Task directions: All lines from the beginning of the listing through the line with "connotación sexual vividas" are to be copied word for word; the pictures are not.

════════════════

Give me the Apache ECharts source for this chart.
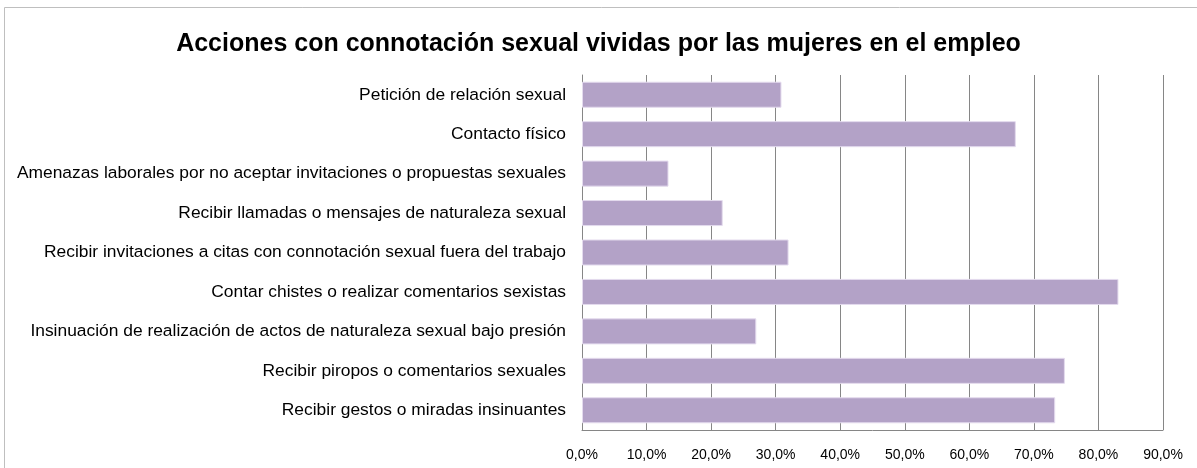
<!DOCTYPE html>
<html><head><meta charset="utf-8">
<script src="https://cdn.jsdelivr.net/npm/echarts@6/dist/echarts.min.js"></script>
<style>html,body{margin:0;padding:0;background:#fff}#c{width:1197px;height:468px}</style>
</head><body><div id="c"></div>
<script>
var categories = [
  "Petición de relación sexual",
  "Contacto físico",
  "Amenazas laborales por no aceptar invitaciones o propuestas sexuales",
  "Recibir llamadas o mensajes de naturaleza sexual",
  "Recibir invitaciones a citas con connotación sexual fuera del trabajo",
  "Contar chistes o realizar comentarios sexistas",
  "Insinuación de realización de actos de naturaleza sexual bajo presión",
  "Recibir piropos o comentarios sexuales",
  "Recibir gestos o miradas insinuantes"
];
var values = [30.9, 67.2, 13.4, 21.8, 32.0, 83.1, 27.0, 74.8, 73.3];
var titleText = "Acciones con connotación sexual vividas por las mujeres en el empleo";

var chart = echarts.init(document.getElementById('c'));
chart.setOption({
  animation: false,
  title: {
    text: titleText, left: 'center', top: 27,
    textStyle: {fontFamily: 'Liberation Sans', fontSize: 25, fontWeight: 'bold', color: '#000'}
  },
  graphic: [{type: 'rect', shape: {x: 4.5, y: 7.5, width: 1200, height: 470}, style: {fill: 'none', stroke: '#bfbfbf', lineWidth: 1}, silent: true}],
  grid: {left: 582, right: 34, top: 75, bottom: 38},
  xAxis: {
    type: 'value', min: 0, max: 90, interval: 10,
    axisLine: {show: true, lineStyle: {color: '#868686'}},
    axisTick: {show: false},
    splitLine: {show: true, lineStyle: {color: '#868686', width: 1}},
    axisLabel: {formatter: function(v){return v.toFixed(1).replace('.', ',') + '%';}, fontFamily: 'Liberation Sans', fontSize: 14, color: '#000', margin: 18}
  },
  yAxis: {
    type: 'category', data: categories, inverse: true,
    axisLine: {show: true, lineStyle: {color: '#868686'}},
    axisTick: {show: false},
    axisLabel: {fontFamily: 'Liberation Sans', fontSize: 17.4, color: '#000', margin: 16}
  },
  series: [{
    type: 'bar', data: values, barCategoryGap: '34%',
    itemStyle: {color: '#b3a2c7', borderColor: '#e4dbee', borderWidth: 1}
  }]
});
</script></body></html>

════════════════

Answer to the task:
Give me the Apache ECharts source for this chart.
<!DOCTYPE html>
<html><head><meta charset="utf-8">
<script src="https://cdn.jsdelivr.net/npm/echarts@6/dist/echarts.min.js"></script>
<style>html,body{margin:0;padding:0;background:#fff}#c{width:1197px;height:468px}</style>
</head><body><div id="c"></div>
<script>
var categories = [
  "Petición de relación sexual",
  "Contacto físico",
  "Amenazas laborales por no aceptar invitaciones o propuestas sexuales",
  "Recibir llamadas o mensajes de naturaleza sexual",
  "Recibir invitaciones a citas con connotación sexual fuera del trabajo",
  "Contar chistes o realizar comentarios sexistas",
  "Insinuación de realización de actos de naturaleza sexual bajo presión",
  "Recibir piropos o comentarios sexuales",
  "Recibir gestos o miradas insinuantes"
];
var values = [30.9, 67.2, 13.4, 21.8, 32.0, 83.1, 27.0, 74.8, 73.3];
var titleText = "Acciones con connotación sexual vividas por las mujeres en el empleo";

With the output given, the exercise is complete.